Both Cairo and Riyadh have opposed in principle the change of Arab regimes through the use of external force, with Saudi Arabia thus far declining to allow Washington to use American bases on its territory in any campaign against Iraq. Egypt has also voiced strong reservations about US intentions, and it has ample reason for doing so. For one thing, any military campaign against Iraq will undermine Egypt's winter tourism, with, according to some estimates, the country losing up to US $4.5 billion in the first month of operations alone.
In this context, the US's reliance on Israel in its campaign against Iraq could be due to an insufficiency of military bases on Arab soil that could be used in such a campaign. Besides, the US president clearly sees Israel as the US's only trustworthy ally in the region. Israel and the United States have followed a strategic cooperation plan since 1981 that allows for the storage of US materiel at Israeli bases. However, while this agreement might at first glance seem explanation enough for the US's involving Israel in the offensive against Iraq, it is not the only explanation.
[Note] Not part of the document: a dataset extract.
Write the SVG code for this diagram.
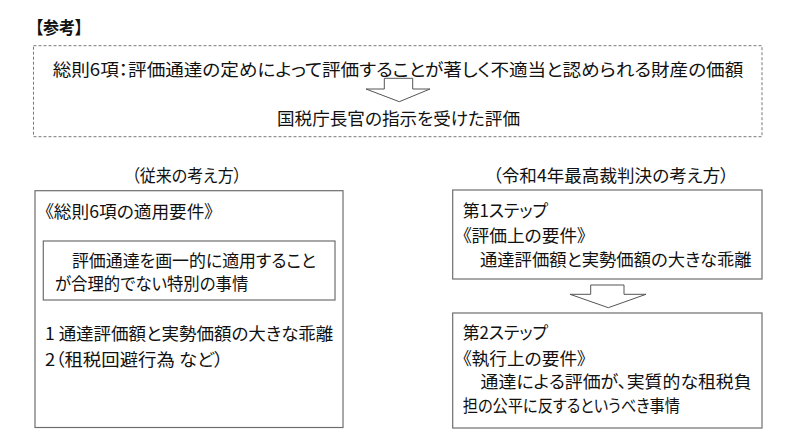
<svg xmlns="http://www.w3.org/2000/svg" width="800" height="446" viewBox="0 0 800 446">
<style>
text{font-family:"Noto Sans CJK JP","Noto Sans",sans-serif;font-size:17.5px;fill:#111;font-feature-settings:"palt";}
.box{fill:#fff;stroke:#6e6e6e;stroke-width:1.2;}
.dash{fill:none;stroke:#7a7a7a;stroke-width:1;stroke-dasharray:3,2;}
.arrow{fill:#fff;stroke:#555;stroke-width:1;}
.b{font-weight:bold;}
</style>
<rect width="800" height="446" fill="#fff"/>
<g id="title">
<text class="b" x="35" y="33.5" textLength="48" lengthAdjust="spacingAndGlyphs">【参考】</text>
</g>
<g id="reference">
<rect class="dash" x="33.5" y="45.7" width="728.5" height="91"/>
<text x="52.7" y="75.6" textLength="690.6" lengthAdjust="spacingAndGlyphs">総則6項：評価通達の定めによって評価することが著しく不適当と認められる財産の価額</text>
<text x="277" y="124.6" textLength="243" lengthAdjust="spacingAndGlyphs">国税庁長官の指示を受けた評価</text>
</g>
<g id="heading-left">
<text x="131.7" y="181.6" textLength="110" lengthAdjust="spacingAndGlyphs">（従来の考え方）</text>
</g>
<g id="heading-right">
<text x="493" y="181.6" textLength="236" lengthAdjust="spacingAndGlyphs">（令和4年最高裁判決の考え方）</text>
</g>
<g id="left-box">
<rect class="box" x="35" y="190.7" width="308" height="236.8"/>
<text x="45" y="218.3" textLength="168.3" lengthAdjust="spacingAndGlyphs">《総則6項の適用要件》</text>
<text x="45" y="339.9" textLength="288.3" lengthAdjust="spacingAndGlyphs">1 通達評価額と実勢価額の大きな乖離</text>
<text x="45" y="365.6" textLength="178.3" lengthAdjust="spacingAndGlyphs">2（租税回避行為 など）</text>
</g>
<g id="special-circumstance">
<rect class="box" x="43.3" y="241" width="291.7" height="59"/>
<text x="55" y="266.6" textLength="261" lengthAdjust="spacingAndGlyphs">　評価通達を画一的に適用すること</text>
<text x="55" y="289.9" textLength="193.3" lengthAdjust="spacingAndGlyphs">が合理的でない特別の事情</text>
</g>
<g id="step1">
<rect class="box" x="452.7" y="190" width="309.3" height="89"/>
<text x="462.7" y="216.6" textLength="85.3" lengthAdjust="spacingAndGlyphs">第1ステップ</text>
<text x="462.7" y="241.6" textLength="123.3" lengthAdjust="spacingAndGlyphs">《評価上の要件》</text>
<text x="462.7" y="265.9" textLength="289" lengthAdjust="spacingAndGlyphs">　通達評価額と実勢価額の大きな乖離</text>
</g>
<g id="step2">
<rect class="box" x="452.7" y="313" width="309.3" height="115"/>
<text x="462.7" y="339.3" textLength="85.3" lengthAdjust="spacingAndGlyphs">第2ステップ</text>
<text x="462.7" y="364.6" textLength="123.3" lengthAdjust="spacingAndGlyphs">《執行上の要件》</text>
<text x="462.7" y="388.3" textLength="289" lengthAdjust="spacingAndGlyphs">　通達による評価が、実質的な租税負</text>
<text x="462.7" y="411.6" textLength="217.3" lengthAdjust="spacingAndGlyphs">担の公平に反するというべき事情</text>
</g>
<g id="connectors">
<polygon class="arrow" points="384.3,78.3 412.7,78.3 412.7,89 430,89 399.3,101.7 366,89 384.3,89"/>
<polygon class="arrow" points="590.7,285 624,285 624,294.3 646,294.3 608.3,307.7 570,294.3 590.7,294.3"/>
</g>
</svg>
While Saudi Arabia has banned the use of its bases in any action against Iraq, the US has other regional military bases in Turkey, Kuwait, Bahrain, Qatar and Oman, and all of these have been expanded over the past few months, making them capable of receiving large numbers of troops and huge amounts of hardware. Many of these bases are linked by satellite to US space-based radar systems: recent satellite imagery, to give one example, indicates that two modern facilities have been added to the Al-Odeid base in Qatar over the past nine months.
Therefore, the US-Israeli strategic cooperation agreement of 1981 does not in itself fully explain the US preference for involving Israel in its planned offensive against Iraq, especially since the agreement was originally designed to allow the United States to use Israeli bases in case of threats emanating from the Soviet Union and its affiliates, threats that have since disappeared. Furthermore, during the Gulf War in the early 1990s, the then US president, George Bush Sr, made sure that Israel stayed out of military activities, not even responding to attacks on its territory by Iraqi Scud missiles, since any such involvement would have led to the collapse of the international coalition that liberated Kuwait. What has changed since then?
That the United States is willing to give Israel a role in the present conflict is significant, for it indicates an underlying US view that Israel should be allowed to assert its hegemony in the region. And, for this to happen, what harm could there be in disappointing Arab governments, or in embarrassing them in front of their populations? Israel is the thin edge of the wedge in this new US policy: get rid of Saddam, destabilise Arab governments, and let the chips -- and regimes -- fall where they may.
* The writer is an expert at the Al-Ahram Centre for Political and Strategic Studies and chief editor of its annual Strategic Report.